Retype each line exactly. Skip images.

** BEGIN Source material **

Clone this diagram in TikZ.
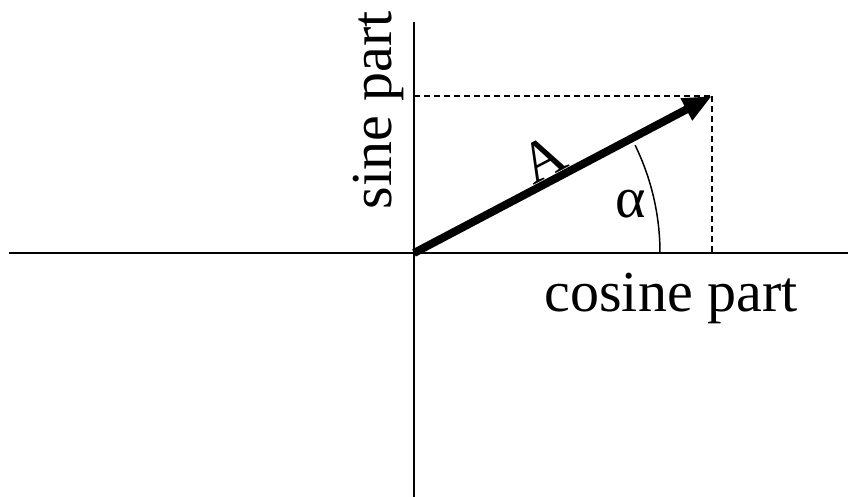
\documentclass[tikz,border=0pt]{standalone}
\usepackage{fontspec}
\setmainfont{Liberation Serif}
\usetikzlibrary{arrows.meta}

\begin{document}
\begin{tikzpicture}[
    x=1pt,
    y=1pt,
    axisline/.style={draw=black, line width=2pt},
    vectorline/.style={-{Triangle[length=29pt, width=23pt]}, draw=black, line width=8pt},
    helpline/.style={draw=black, line width=1.5pt, dash pattern=on 6pt off 4pt},
    anglearc/.style={draw=black, line width=1.5pt},
    axislabel/.style={font=\fontsize{58}{60}\selectfont, inner sep=0pt, text=black}
]

\useasboundingbox (-414,-244) rectangle (434,253);

\coordinate (O) at (0,0);
\coordinate (xleft) at (-405,0);
\coordinate (xright) at (434,0);
\coordinate (ytop) at (0,231);
\coordinate (ybottom) at (0,-244);
\coordinate (tip) at (298,157);
\coordinate (tipx) at (298,0);
\coordinate (tipy) at (0,157);

\draw[axisline] (xleft) -- (xright);
\draw[axisline] (ytop) -- (ybottom);

\draw[helpline] (tipy) -- (tip);
\draw[helpline] (tip) -- (tipx);

\draw[anglearc] (246,0) arc[start angle=0, end angle=26, radius=246];

\draw[vectorline] (O) -- node[axislabel, sloped, above, pos=0.47] (vecname) {A} (tip);

\node[axislabel, anchor=base] (alpha) at (217,35) {α};
\node[axislabel, rotate=90, anchor=base] (sine) at (-23,143) {sine part};
\node[axislabel, anchor=base] (cosine) at (257,-59) {cosine part};

\end{tikzpicture}
\end{document}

** END Source material **

Reply
Clone this diagram in TikZ.
\documentclass[tikz,border=0pt]{standalone}
\usepackage{fontspec}
\setmainfont{Liberation Serif}
\usetikzlibrary{arrows.meta}

\begin{document}
\begin{tikzpicture}[
    x=1pt,
    y=1pt,
    axisline/.style={draw=black, line width=2pt},
    vectorline/.style={-{Triangle[length=29pt, width=23pt]}, draw=black, line width=8pt},
    helpline/.style={draw=black, line width=1.5pt, dash pattern=on 6pt off 4pt},
    anglearc/.style={draw=black, line width=1.5pt},
    axislabel/.style={font=\fontsize{58}{60}\selectfont, inner sep=0pt, text=black}
]

\useasboundingbox (-414,-244) rectangle (434,253);

\coordinate (O) at (0,0);
\coordinate (xleft) at (-405,0);
\coordinate (xright) at (434,0);
\coordinate (ytop) at (0,231);
\coordinate (ybottom) at (0,-244);
\coordinate (tip) at (298,157);
\coordinate (tipx) at (298,0);
\coordinate (tipy) at (0,157);

\draw[axisline] (xleft) -- (xright);
\draw[axisline] (ytop) -- (ybottom);

\draw[helpline] (tipy) -- (tip);
\draw[helpline] (tip) -- (tipx);

\draw[anglearc] (246,0) arc[start angle=0, end angle=26, radius=246];

\draw[vectorline] (O) -- node[axislabel, sloped, above, pos=0.47] (vecname) {A} (tip);

\node[axislabel, anchor=base] (alpha) at (217,35) {α};
\node[axislabel, rotate=90, anchor=base] (sine) at (-23,143) {sine part};
\node[axislabel, anchor=base] (cosine) at (257,-59) {cosine part};

\end{tikzpicture}
\end{document}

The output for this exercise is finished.